Date: Tue, 19 Jan 1999 15:28:15 -1000 From: Greg Kingsley (email@example.com> Subject: Kawainui Stream,16JAN99
On Saturday, 16JAN99, several of the regular HTMC Trail Clearers and a few others gathered for a campout at Palama Uka, far in the lowlands above Haleiwa. Mark recalls the campsite in his recent write-up so I'll just skip to the actual hike.
Not wanting to check out the new/old "fourth" trail (Peahinaia) with the majority (Dayle, Bill, Paka, Kim Roy, and Mark/Jacob), Judy Roy, Lester Ohara, and I headed off to seek the wonderous pool at Kawainui Stream. Since Judy and I had already been there on a previous campout to Palama Uka, we took special pleasure in accompanying Lester on his first time.
For a complete write-up of Kawainui, check out these write-up's:
I had noticed that far into the deep, upper valleys of the Kawainui and Kawaiiki Streams, rain clouds had misty-miffed the wealth of greens, but initially I didn't take much concern to it. Unfortunately, as the three of us found out, it doesn't take much for the waters to become too strong for comfort.
After descending the thirty minute trek along the dirt and mud road, we finally hit the trail and began a nice pace. Though the gang had been through the area a little over two months prior, grasses had consumed part of the trail significantly enough to make it disappear from view. Alas, Rule #1: "ALWAYS bring your cutting implements" and soon the trail was back to life.

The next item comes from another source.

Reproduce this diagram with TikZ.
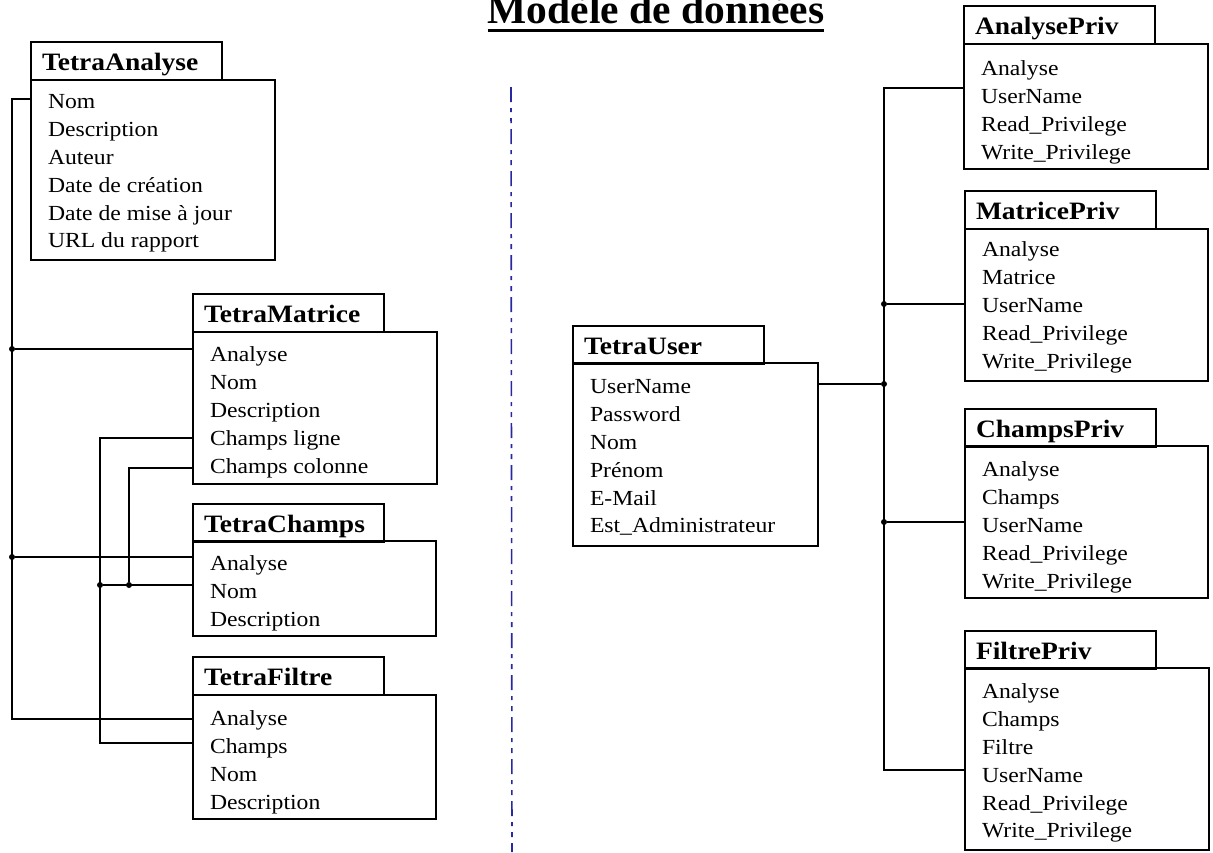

We became stuck by the fourth stream crossing. The water, which normally extends (at maximum) to just above my knee, was, today, just shy of my waist. Yet, it's not the height of the water which stopped us, but more the current! This day, the water was flowing at a faster rate. Even I, with my large size, was pelted side to side by the snaking water, as I stood there motionless mid-stream. The three of us decided that since we had another six crossings to go at a width equidistant or wider than this one, plus the same ten crossings on the return, we'd just head downstream of the first dam and find a swimming hole. The trail back from the first dam to the trailhead bypasses a portion of the Kawainui Stream as it contours about 300 feet above it, then over a ridge finger, and back down to the road.
We made it back to the first dam and that's when I began to notice how much more water there was. Near that dam is a flume, which gulps down the majority of Kawainui water into the network of ditches headed for the former sugar cane plantation lands. The flow was so great that the surplus bypassed the large opening and overflowed the dam. The part of Kawainui Stream which usually is stagnant and quiet was now flowing quite fervently. Downstream of this, a normally inactive ditch (which I had no idea was there the first time around) was gushing water out of the mountainside.
We initially headed down the south side of the stream, occasionally finding a hidden or pig trail. Crossing the stream every so often yielded a better pathway through the brush, but a large clump of thimbleberries caught the better of my unscathed legs. Unfortunately, we couldn't find a "nice" swimming hole that was either clear enough when quiet or calm enough when crystalline. We had a short break in a wide-open area inhabited by moss-covered rocks and ginger roots. Yet, the mosquitoes soon chased us out until we found two trail markers which lead us back to the main trail. From there, we ducked out, dashed the first stream crossing and returned to the trailhead. At one of the road crossings (near the trailhead), the water, normally nowhere near the level of the road, was just about to spill over, while at the other "bridge" crossed over a gush of white-water. It truly was the water's torrid day.
Without a nice swim to stash into our memories, we headed back, diverting long enough to check out a great campsite near the Kawaiiki Stream. Yet, the perfect weather/temperature conditions and the trek in nature was enough to make our day.